Vernon Stagg was born from a bad book.
A manuscript actually, mine sadly, and fortunately for us all I abandoned it before the querying stage. This was 2011, early yet for me into This Whole Writing Thing. The manuscript was a sort of Westlake-ian, Hiaasen-ian lovechild romp, and no matter what I did, it came out low on cohesion but high on character.
Such as somewhere in Part Two, when one of the baddies, a gold-digger who can’t believe her luck–or abide her fiancé’s creepy attachment–needs a lawyer on her side. The chapter opens with her asking for help busting a prenup, and suddenly this Vernon character just starts riffing. I was as surprised as anyone. Pure bombast and quasi-legal hoo-hah and single entrende come-ons. Great fun, but honestly he soared so far over-the-top that I worried he didn’t work. In that manuscript he probably didn’t, but as a character he killed for anybody that read him.
Vernon Stagg. Self-proclaimed player with the law and the ladies. Gubernatorial prospects inevitable, if only the dogged conspiracy of malpractice suits and the Tennessee Bar Association would stop trashing his good name. In reality Vernon gets by on iced tea and amorality.
And somehow every beta reader rooted for him. Said he stole scenes. Said he’s so thoroughly honest about his dishonesty.
That crime manuscript faded, and so did Vernon. In 2014 came a notice for a writing competition wanting crime stories about lawyers doing law stuff, you pick what. And wanting it quick. I am not a fast writer. My typical story demands months of iterating to gel in voice, pace, Big Honking Moment. Still, I thought, I have this lawyer character in my back pocket. Surely I can see what havoc he can wreak on Nashville.
So I sent something titled “Reprobates” in under the wire, and again thankfully, the piece flopped. It was only half-baked back then, crammed into too short a word limit, and I probably had scads of estate law stuff all wrong.

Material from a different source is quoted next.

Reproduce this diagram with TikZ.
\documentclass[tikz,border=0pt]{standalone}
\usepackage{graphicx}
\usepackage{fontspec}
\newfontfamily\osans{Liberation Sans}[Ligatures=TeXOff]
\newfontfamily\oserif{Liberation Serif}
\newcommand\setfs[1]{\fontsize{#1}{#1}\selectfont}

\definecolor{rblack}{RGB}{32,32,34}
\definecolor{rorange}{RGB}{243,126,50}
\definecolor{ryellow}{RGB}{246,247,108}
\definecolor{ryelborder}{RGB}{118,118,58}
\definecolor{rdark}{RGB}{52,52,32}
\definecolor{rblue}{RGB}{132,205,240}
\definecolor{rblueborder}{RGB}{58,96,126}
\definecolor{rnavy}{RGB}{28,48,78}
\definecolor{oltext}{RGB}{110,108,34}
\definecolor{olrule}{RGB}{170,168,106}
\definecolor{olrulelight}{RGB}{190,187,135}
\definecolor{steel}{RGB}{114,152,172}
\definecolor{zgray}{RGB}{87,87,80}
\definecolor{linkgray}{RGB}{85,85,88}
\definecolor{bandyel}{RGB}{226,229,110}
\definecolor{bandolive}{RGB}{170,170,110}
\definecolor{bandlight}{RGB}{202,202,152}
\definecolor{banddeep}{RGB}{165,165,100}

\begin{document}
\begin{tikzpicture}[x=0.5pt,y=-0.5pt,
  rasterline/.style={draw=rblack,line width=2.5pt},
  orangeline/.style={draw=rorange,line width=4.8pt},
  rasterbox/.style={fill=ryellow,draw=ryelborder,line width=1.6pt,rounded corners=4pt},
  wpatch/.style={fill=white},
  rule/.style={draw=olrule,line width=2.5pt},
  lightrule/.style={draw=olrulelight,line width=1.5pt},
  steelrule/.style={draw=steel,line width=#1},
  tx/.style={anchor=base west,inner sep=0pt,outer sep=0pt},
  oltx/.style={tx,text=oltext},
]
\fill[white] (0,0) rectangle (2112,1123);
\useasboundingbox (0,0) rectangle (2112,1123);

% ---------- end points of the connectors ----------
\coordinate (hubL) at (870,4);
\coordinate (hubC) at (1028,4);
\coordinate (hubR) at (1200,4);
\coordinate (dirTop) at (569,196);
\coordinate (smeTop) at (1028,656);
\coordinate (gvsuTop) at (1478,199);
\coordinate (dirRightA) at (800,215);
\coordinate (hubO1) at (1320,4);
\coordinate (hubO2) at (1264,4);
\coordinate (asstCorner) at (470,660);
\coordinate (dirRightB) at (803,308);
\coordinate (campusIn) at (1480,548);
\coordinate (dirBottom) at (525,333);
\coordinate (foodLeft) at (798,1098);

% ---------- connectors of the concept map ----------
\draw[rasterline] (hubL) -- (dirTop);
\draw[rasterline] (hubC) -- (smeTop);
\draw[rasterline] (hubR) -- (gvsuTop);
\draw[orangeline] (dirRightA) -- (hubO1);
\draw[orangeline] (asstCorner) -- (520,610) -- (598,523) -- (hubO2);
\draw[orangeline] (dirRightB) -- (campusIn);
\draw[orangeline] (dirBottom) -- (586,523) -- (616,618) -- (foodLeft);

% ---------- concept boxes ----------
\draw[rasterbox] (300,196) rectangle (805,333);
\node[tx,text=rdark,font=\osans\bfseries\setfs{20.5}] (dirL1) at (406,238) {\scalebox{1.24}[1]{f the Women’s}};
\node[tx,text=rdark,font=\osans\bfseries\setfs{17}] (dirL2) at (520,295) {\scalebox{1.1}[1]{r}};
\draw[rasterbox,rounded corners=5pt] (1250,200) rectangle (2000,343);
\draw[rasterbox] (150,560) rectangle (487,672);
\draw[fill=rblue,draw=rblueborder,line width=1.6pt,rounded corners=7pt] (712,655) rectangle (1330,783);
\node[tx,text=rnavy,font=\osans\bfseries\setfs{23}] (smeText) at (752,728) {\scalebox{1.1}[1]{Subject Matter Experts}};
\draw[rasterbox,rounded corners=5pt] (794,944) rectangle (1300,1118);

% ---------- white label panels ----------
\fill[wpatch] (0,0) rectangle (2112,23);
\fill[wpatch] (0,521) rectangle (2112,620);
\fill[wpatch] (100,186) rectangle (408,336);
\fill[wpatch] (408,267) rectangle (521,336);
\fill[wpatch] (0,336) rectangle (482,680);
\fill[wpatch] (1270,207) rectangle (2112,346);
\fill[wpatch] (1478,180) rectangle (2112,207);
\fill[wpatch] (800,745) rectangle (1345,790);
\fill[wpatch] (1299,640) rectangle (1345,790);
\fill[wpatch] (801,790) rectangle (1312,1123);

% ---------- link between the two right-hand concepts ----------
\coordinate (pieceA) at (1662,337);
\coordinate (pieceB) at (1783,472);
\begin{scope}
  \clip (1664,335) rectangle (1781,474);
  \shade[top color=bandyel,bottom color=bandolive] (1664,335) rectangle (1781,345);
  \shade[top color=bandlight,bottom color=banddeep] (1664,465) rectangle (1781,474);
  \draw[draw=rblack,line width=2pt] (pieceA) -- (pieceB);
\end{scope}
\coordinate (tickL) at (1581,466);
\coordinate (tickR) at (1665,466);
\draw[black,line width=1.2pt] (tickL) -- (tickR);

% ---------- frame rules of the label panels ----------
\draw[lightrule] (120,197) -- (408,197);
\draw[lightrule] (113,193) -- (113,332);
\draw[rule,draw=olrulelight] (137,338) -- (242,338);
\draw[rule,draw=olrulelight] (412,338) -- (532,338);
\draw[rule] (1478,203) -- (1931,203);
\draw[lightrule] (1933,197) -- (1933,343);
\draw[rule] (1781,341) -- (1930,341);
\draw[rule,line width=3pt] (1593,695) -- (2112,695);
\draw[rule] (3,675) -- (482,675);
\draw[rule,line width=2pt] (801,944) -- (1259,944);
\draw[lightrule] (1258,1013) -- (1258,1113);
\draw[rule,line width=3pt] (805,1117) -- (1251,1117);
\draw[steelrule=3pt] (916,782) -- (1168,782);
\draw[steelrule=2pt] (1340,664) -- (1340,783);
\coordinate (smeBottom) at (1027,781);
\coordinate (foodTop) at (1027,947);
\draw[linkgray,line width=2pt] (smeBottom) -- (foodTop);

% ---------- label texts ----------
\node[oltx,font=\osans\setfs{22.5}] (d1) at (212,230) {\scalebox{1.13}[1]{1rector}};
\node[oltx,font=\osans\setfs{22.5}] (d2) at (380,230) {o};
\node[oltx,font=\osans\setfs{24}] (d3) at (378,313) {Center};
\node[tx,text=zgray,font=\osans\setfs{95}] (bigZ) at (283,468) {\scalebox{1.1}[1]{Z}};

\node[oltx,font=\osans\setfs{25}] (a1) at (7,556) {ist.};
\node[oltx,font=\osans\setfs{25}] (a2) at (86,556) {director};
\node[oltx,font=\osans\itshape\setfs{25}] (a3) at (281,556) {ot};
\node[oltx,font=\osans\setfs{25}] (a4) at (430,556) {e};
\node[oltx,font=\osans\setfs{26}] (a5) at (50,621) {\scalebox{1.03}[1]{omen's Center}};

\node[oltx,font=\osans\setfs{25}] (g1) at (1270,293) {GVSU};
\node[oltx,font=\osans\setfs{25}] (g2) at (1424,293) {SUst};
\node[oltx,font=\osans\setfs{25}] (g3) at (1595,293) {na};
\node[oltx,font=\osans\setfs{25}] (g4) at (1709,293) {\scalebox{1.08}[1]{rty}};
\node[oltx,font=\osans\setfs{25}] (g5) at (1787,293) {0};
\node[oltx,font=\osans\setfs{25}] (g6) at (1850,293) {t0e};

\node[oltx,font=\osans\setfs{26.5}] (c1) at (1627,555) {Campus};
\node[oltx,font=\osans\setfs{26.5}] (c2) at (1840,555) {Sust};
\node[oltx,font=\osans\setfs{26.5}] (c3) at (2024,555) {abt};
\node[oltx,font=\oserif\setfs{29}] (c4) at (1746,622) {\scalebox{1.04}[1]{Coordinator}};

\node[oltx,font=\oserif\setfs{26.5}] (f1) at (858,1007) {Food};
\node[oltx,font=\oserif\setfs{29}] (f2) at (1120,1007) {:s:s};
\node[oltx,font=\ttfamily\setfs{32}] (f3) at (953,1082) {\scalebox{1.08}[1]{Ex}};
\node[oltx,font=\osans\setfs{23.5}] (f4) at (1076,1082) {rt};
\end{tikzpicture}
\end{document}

Failure is a better teacher than success. Vernon would agree in some colorful way, if he could stand to admit he wasn’t already a complete and comprehensive success. Failure gives you something concrete to fix, and in retrospect this story had a few concrete things to fix. Like the length, POV, supporting cast, and ending. Whodun the whodunnit. Yeah, not much at all.

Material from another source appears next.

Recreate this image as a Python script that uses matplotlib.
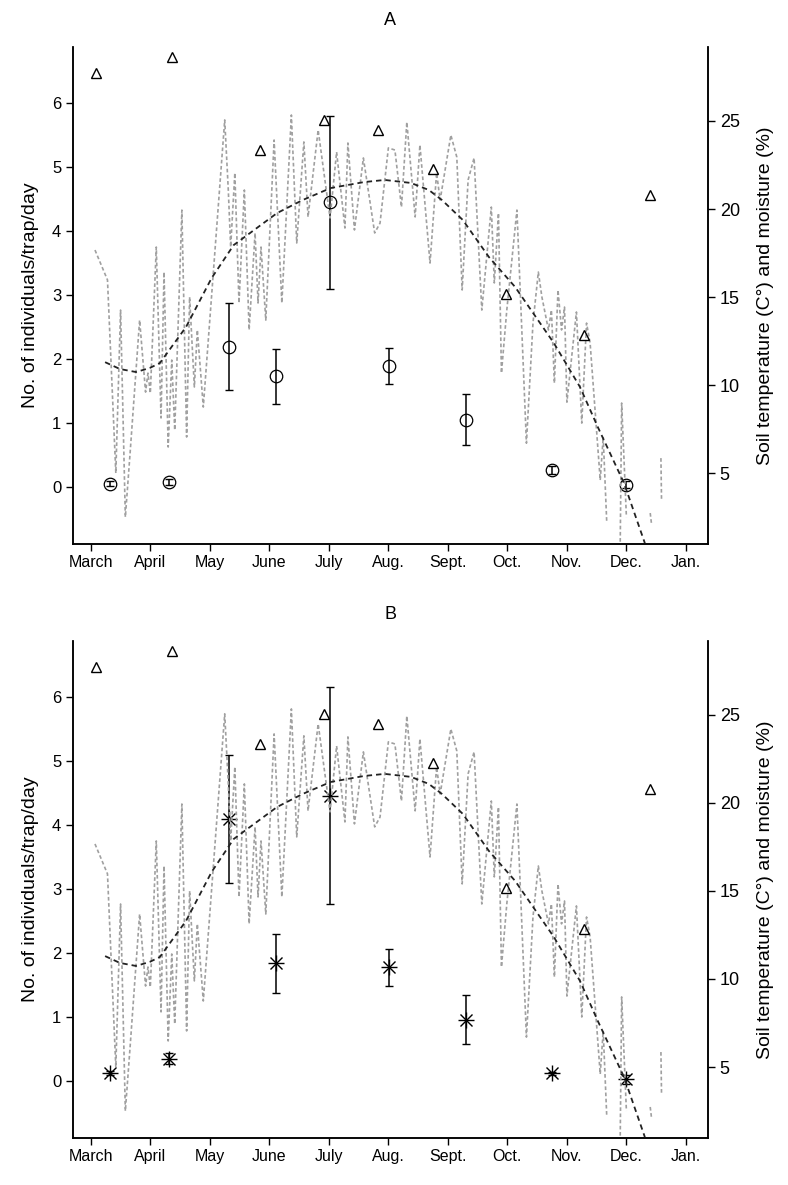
import numpy as np
import matplotlib
matplotlib.use('Agg')
import matplotlib.pyplot as plt

plt.rcParams['font.family'] = ['Liberation Sans', 'DejaVu Sans']

months = ['March', 'April', 'May', 'June', 'July', 'Aug.', 'Sept.', 'Oct.', 'Nov.', 'Dec.', 'Jan.']

# daily soil temperature (right axis), x in months from 1 March, nan = gap
temp_x = [0.07, 0.28, 0.42, 0.50, 0.58, 0.66, 0.82, 0.92, 0.96, 1.00, 1.10, 1.18, 1.23, 1.30, 1.36, 1.41,
          1.53, 1.61, 1.66, 1.74, 1.79, 1.89, 2.25, 2.31, 2.35, 2.42, 2.49, 2.58, 2.66, 2.76, 2.81, 2.86,
          2.94, 3.08, 3.21, 3.37, 3.46, 3.58, 3.65, 3.82, 4.02, 4.13, 4.27, 4.32, 4.43, 4.58, 4.77, 4.86,
          5.00, 5.11, 5.22, 5.31, 5.45, 5.53, 5.70, 5.81, 5.87, 6.05, 6.15, 6.24, 6.34, 6.44, 6.57, 6.73,
          6.78, 6.85, 6.90, 6.99, 7.16, 7.32, 7.43, 7.52, 7.58, 7.69, 7.74, 7.79, 7.85, 7.91, 7.96, 8.00,
          8.16, 8.25, 8.33, 8.39, 8.56, 8.61, 8.67, np.nan, 8.89, 8.92, 9.00, np.nan, 9.40, 9.42, np.nan,
          9.58, 9.59]
temp_y = [17.67, 15.97, 5.0, 14.26, 2.50, 6.14, 13.69, 9.60, 10.68, 9.54, 17.84, 8.13, 16.42, 6.48, 11.42, 7.44,
          19.94, 7.05, 15.0, 9.89, 13.13, 8.75, 25.06, 21.08, 17.84, 22.05, 14.66, 21.08, 13.13, 18.64, 14.66, 17.84,
          13.69, 23.92, 14.66, 25.34, 18.07, 23.81, 19.55, 24.49, 19.49, 23.24, 18.92, 23.75, 18.81, 22.90, 18.64, 19.20,
          23.47, 23.35, 20.11, 24.94, 19.55, 23.64, 16.93, 22.05, 20.51, 24.2, 22.95, 15.40, 21.65, 22.90, 14.26, 20.11,
          15.80, 19.77, 10.68, 14.26, 19.94, 6.70, 13.52, 16.42, 15.0, 13.13, 14.26, 10.11, 15.40, 13.13, 14.43, 9.03,
          14.15, 7.84, 13.52, 12.39, 4.60, 7.05, 2.16, np.nan, -1.0, 8.98, 2.50, np.nan, 2.73, 2.16, np.nan,
          5.85, 3.47]

# smoothed trend (right axis)
trend_x = [0.24, 0.49, 0.76, 0.99, 1.16, 1.60, 2.03, 2.40, 3.13, 3.56, 4.03, 4.59, 4.94, 5.38, 5.68, 5.90,
           6.25, 6.69, 7.13, 7.78, 8.22, 8.52, 8.96, 9.31]
trend_y = [11.30, 10.91, 10.74, 10.97, 11.25, 13.30, 16.08, 17.95, 19.77, 20.51, 21.19, 21.53, 21.65, 21.48,
           21.08, 20.51, 19.38, 17.27, 15.57, 12.39, 9.89, 7.61, 4.43, 1.02]

# soil moisture (triangles, right axis)
moist_x = [0.08, 1.36, 2.85, 3.92, 4.82, 5.75, 6.97, 8.28, 9.39]
moist_y = [27.71, 28.65, 23.35, 25.06, 24.49, 22.27, 15.15, 12.84, 20.80]

# catches (left axis)
sample_x = [0.32, 1.31, 2.32, 3.11, 4.02, 5.01, 6.30, 7.75, 8.99]
catch_a = [0.05, 0.08, 2.19, 1.73, 4.45, 1.89, 1.05, 0.27, 0.04]
catch_a_se = [0.04, 0.05, 0.68, 0.43, 1.35, 0.28, 0.40, 0.06, 0.05]
catch_b = [0.12, 0.35, 4.09, 1.84, 4.46, 1.78, 0.96, 0.12, 0.03]
catch_b_se = [0.03, 0.08, 1.00, 0.46, 1.69, 0.29, 0.38, 0.02, 0.07]

fig = plt.figure(figsize=(7.88, 11.85), dpi=100)


def panel(rect, title, means, ses, star):
    ax = fig.add_axes(rect)
    ax2 = ax.twinx()
    ax2.plot(temp_x, temp_y, color='#a0a0a0', lw=1.2, linestyle=(0, (2.2, 1.5)))
    ax2.plot(trend_x, trend_y, color='#222222', lw=1.3, linestyle=(0, (3, 2.2)))
    ax2.plot(moist_x, moist_y, linestyle='none', marker='^', ms=6.5, mfc='none', mec='black', mew=1.0)

    ax.errorbar(sample_x, means, yerr=ses, fmt='none', ecolor='black', elinewidth=1.1, capsize=3, capthick=1.0)
    if star:
        ax.plot(sample_x, means, linestyle='none', marker='+', ms=11, mec='black', mew=1.0)
        ax.plot(sample_x, means, linestyle='none', marker='x', ms=8, mec='black', mew=1.0)
    else:
        ax.plot(sample_x, means, linestyle='none', marker='o', ms=9, mfc='none', mec='black', mew=0.9)

    ax.set_xlim(-0.30, 10.37)
    ax.set_ylim(-0.89, 6.875)
    ax2.set_ylim(0.97, 29.2)
    ax.set_xticks(range(len(months)))
    ax.set_xticklabels(months)
    ax.set_yticks(range(7))
    ax2.set_yticks([5, 10, 15, 20, 25])
    for a in (ax, ax2):
        a.spines['top'].set_visible(False)
        for s in ('left', 'right', 'bottom'):
            a.spines[s].set_linewidth(1.1)
        a.tick_params(direction='out', length=5, width=1.0, labelsize=12)
    ax2.tick_params(labelsize=13)
    ax.tick_params(axis='x', pad=3, labelsize=11.5)
    ax.set_ylabel('No. of individuals/trap/day', fontsize=14, labelpad=9)
    ax2.set_ylabel('Soil temperature (C°) and moisture (%)', fontsize=14, labelpad=12)
    ax.set_title(title, fontsize=13, pad=16)


panel([0.0926, 0.5409, 0.8058, 0.4194], 'A', catch_a, catch_a_se, False)
panel([0.0926, 0.0397, 0.8058, 0.4194], 'B', catch_b, catch_b_se, True)

fig.savefig('out.png', dpi=100)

The good news? I still had Vernon the character.
Six months of rewrite and a lot of help from talented writer friends later, I had a more rounded and toned-down Vernon and had stumbled into a bigger and better ending. The cast got more page time and the story took off in depth, hilarity and conflict. Like with most zinger endings, it had been there all along, only I was as blind to it as Vernon is to the Bar’s code of ethics.

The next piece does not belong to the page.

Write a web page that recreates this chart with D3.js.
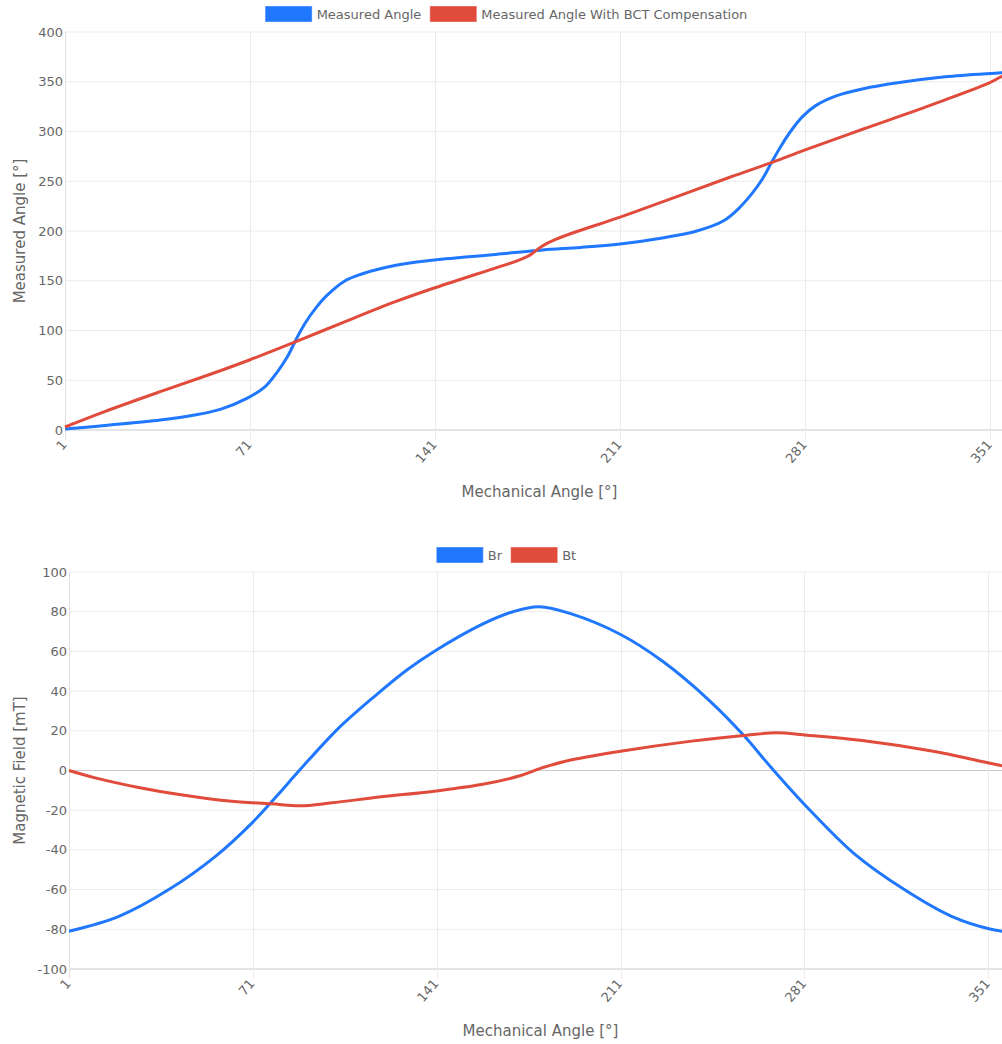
<!DOCTYPE html>
<html>
<head>
<meta charset="utf-8">
<script src="https://cdn.jsdelivr.net/npm/d3@7"></script>
<style>
  body { margin: 0; background: #fff; }
  text { font-family: "DejaVu Sans", sans-serif; fill: #666; }
</style>
</head>
<body>
<svg id="chart"></svg>
<script>
// x axis tick labels (mechanical angle, degrees)
var angleTicks = [1, 71, 141, 211, 281, 351];

// top chart ticks
var angleYTicks = [0, 50, 100, 150, 200, 250, 300, 350, 400];
// bottom chart ticks
var fieldYTicks = [-100, -80, -60, -40, -20, 0, 20, 40, 60, 80, 100];

// measured angle [mechanical angle, measured angle]
var measuredAngle = [
    [1, 1], [18, 5], [37, 10], [50, 15], [60, 21], [70, 32], [76.5, 43], [81.5, 59],
    [85, 73], [88.8, 93], [92, 108], [96, 123], [100, 135], [107, 150], [113, 156.5],
    [121, 162.5], [132, 168], [145, 172], [164, 176.5], [181.7, 181], [196, 183.5], [211, 187],
    [227, 193], [240, 200], [250, 210], [256, 223], [261, 238], [265, 253], [268.5, 270],
    [272, 286], [276, 302], [280, 315], [285, 326], [293, 336], [303, 343], [316, 349],
    [334, 355], [355, 359], [360, 360]
];

// measured angle with BCT compensation
var bctAngle = [
    [1, 3], [16, 18.5], [37, 38.5], [56, 56], [71, 70.6], [90, 90.5], [107, 109],
    [126, 129], [141, 143], [164, 163], [172, 170], [177, 176], [181, 184], [187, 192],
    [211, 214], [234, 236], [253, 254.5], [269, 269.5], [281, 281.5], [303, 302.5], [328, 326],
    [350, 348], [356, 356], [360, 359]
];

// radial field Br [mT]
var brField = [
    [1, -81], [20, -73.5], [39, -60], [57, -43], [71, -26], [80, -13], [89, 0.5],
    [103, 20.5], [117, 37], [130, 51], [140, 60], [158, 73.5], [170, 80], [180, 82.5],
    [192, 79], [211, 68.5], [227, 55], [245, 35], [258, 17.5], [268, 2], [282, -18.5],
    [300, -42], [319, -60], [337, -73.5], [352, -80], [360, -81.5]
];

// tangential field Bt [mT]
var btField = [
    [1, 0], [11, -3.7], [27, -8.4], [43, -12.1], [62, -15.4], [78, -16.8], [89, -17.8],
    [101, -16.3], [119, -13.4], [140, -10.4], [158, -7.1], [172, -2.9], [181, 1.3], [190, 4.7],
    [211, 9.7], [238, 14.8], [259, 17.8], [270, 19], [282, 17.8], [303, 15.1], [330, 9.7],
    [348, 4.7], [357, 2.2], [360, 1.5]
];

var blue = "#1f78ff",
    red = "#e04b3c";

var width = 1002,
    height = 1044;

var svg = d3.select("#chart")
    .attr("width", width)
    .attr("height", height);

//draws one chart panel
function drawChart(opts) {
    var g = svg.append("g");

    var x = d3.scaleLinear().domain([1, 360]).range([opts.left, opts.right]);
    var y = d3.scaleLinear().domain(opts.yDomain).range([opts.bottom, opts.top]);

    // horizontal grid
    g.selectAll(".hgrid")
        .data(opts.yTicks)
        .enter().append("line")
        .attr("x1", opts.left).attr("x2", opts.right)
        .attr("y1", function (d) { return y(d); })
        .attr("y2", function (d) { return y(d); })
        .style("stroke", function (d) { return (d == 0 || d == opts.yDomain[0]) ? "#c9c9c9" : "#ebebeb"; })
        .style("stroke-width", 1);

    // vertical grid + tick marks
    g.selectAll(".vgrid")
        .data(angleTicks)
        .enter().append("line")
        .attr("x1", function (d) { return Math.round(x(d)) + 0.5; })
        .attr("x2", function (d) { return Math.round(x(d)) + 0.5; })
        .attr("y1", opts.top)
        .attr("y2", opts.bottom + 10)
        .style("stroke", "#ebebeb");

    // left axis line
    g.append("line")
        .attr("x1", opts.left + 0.5).attr("x2", opts.left + 0.5)
        .attr("y1", opts.top).attr("y2", opts.bottom + 10)
        .style("stroke", "#e0e0e0");

    // y tick labels
    g.selectAll(".ylab")
        .data(opts.yTicks)
        .enter().append("text")
        .attr("x", opts.left - 2)
        .attr("y", function (d) { return y(d); })
        .attr("dy", "0.35em")
        .attr("text-anchor", "end")
        .style("font-size", "13px")
        .text(function (d) { return d; });

    // x tick labels, rotated
    g.selectAll(".xlab")
        .data(angleTicks)
        .enter().append("text")
        .attr("transform", function (d) {
            return "translate(" + (x(d) - 1) + "," + (opts.bottom + 12) + ") rotate(-50)";
        })
        .attr("text-anchor", "end")
        .attr("dy", "0.35em")
        .style("font-size", "13px")
        .text(function (d) { return d; });

    // axis titles
    g.append("text")
        .attr("x", (opts.left + opts.right) / 2)
        .attr("y", opts.bottom + 67)
        .attr("text-anchor", "middle")
        .style("font-size", "15px")
        .text("Mechanical Angle [°]");

    g.append("text")
        .attr("transform", "translate(25," + ((opts.top + opts.bottom) / 2) + ") rotate(-90)")
        .attr("text-anchor", "middle")
        .style("font-size", "15px")
        .text(opts.yTitle);

    // lines
    var line = d3.line()
        .x(function (d) { return x(d[0]); })
        .y(function (d) { return y(d[1]); })
        .curve(d3.curveCatmullRom.alpha(0.5));

    opts.series.forEach(function (s) {
        g.append("path")
            .datum(s.data)
            .attr("d", line)
            .style("fill", "none")
            .style("stroke", s.color)
            .style("stroke-width", 3)
            .style("stroke-linejoin", "round");
    });

    // legend, centred on the canvas
    var legend = g.append("g");
    var cx = 506.5, pos = 0;
    var items = opts.series.map(function (s) {
        var it = legend.append("g");
        it.append("rect")
            .attr("x", 0).attr("y", opts.legendY - 7.5)
            .attr("width", 46).attr("height", 15)
            .style("fill", s.color)
            .style("stroke", s.color)
            .style("stroke-opacity", 0.6);
        var t = it.append("text")
            .attr("x", 51).attr("y", opts.legendY)
            .attr("dy", "0.35em")
            .style("font-size", "13px")
            .text(s.name);
        var w = 51 + t.node().getComputedTextLength();
        return { g: it, w: w };
    });
    var total = d3.sum(items, function (d) { return d.w; }) + 9 * (items.length - 1);
    pos = cx - total / 2;
    items.forEach(function (d) {
        d.g.attr("transform", "translate(" + pos + ",0)");
        pos += d.w + 9;
    });
}

drawChart({
    left: 65, right: 1014, top: 32, bottom: 430,
    yDomain: [0, 400], yTicks: angleYTicks,
    yTitle: "Measured Angle [°]",
    legendY: 14,
    series: [
        { name: "Measured Angle", color: blue, data: measuredAngle },
        { name: "Measured Angle With BCT Compensation", color: red, data: bctAngle }
    ]
});

drawChart({
    left: 69, right: 1012, top: 572, bottom: 969,
    yDomain: [-100, 100], yTicks: fieldYTicks,
    yTitle: "Magnetic Field [mT]",
    legendY: 555,
    series: [
        { name: "Br", color: blue, data: brField },
        { name: "Bt", color: red, data: btField }
    ]
});
</script>
</body>
</html>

Not that I thought it a sure thing. “The Cumberland Package,” as it had come to be titled, was way longer than most of my crime stuff. My first two pieces for Alfred Hitchcock Mystery Magazine, “Aix to Grind” and “Two Bad Hamiltons and a Hirsute Jackson,” both clocked in a third shorter, at 4,400ish words. Same range as the MWA and Bouchercon pieces. And longer stories mean longer odds when up against limited slots and page counts.
And a scene had me fretting myself in circles: an extended dream sequence in which guilt-ridden Vernon is prosecutor, defense attorney and judge in the same mental courtroom. Dream sequences aren’t exactly a thing editors are dying to come across in a submission. Worse, three Vernons in one courtroom debate risked the cardinal sin of reader clarity.
On the other hand, the sequence just flat worked. It shouldn’t have, but it did. Still can’t tell you why. A guess? Vernon himself. Playing all three roles is of course the only way he’d see the finest legal minds battling out for the truth, and his struggle against greed and ambition sets up where he discovers, huh, he has a conscience after all. A sliver as small as legal fine print, but hey.
Still, though, you’re supposed to cut your darlings. Except every time I cut the dream sequence, the arc of that self-discovery fell apart. No punch, no life. I decided to take that risk and submit “Cumberland” with the dream sequence in all its glory. Let Vernon be Vernon.
And this month he leaps into the May 2016 AHMM. I hope you enjoy the Vernon ride, because he sure did. Thanks to AHMM as always, to my critique buddies as always, and thanks most of all to that bloody awful manuscript for bringing Vernon into Vernonhood.
Thank you SMFS!
“The Cumberland Package” was a 2016 finalist for a Derringer Award.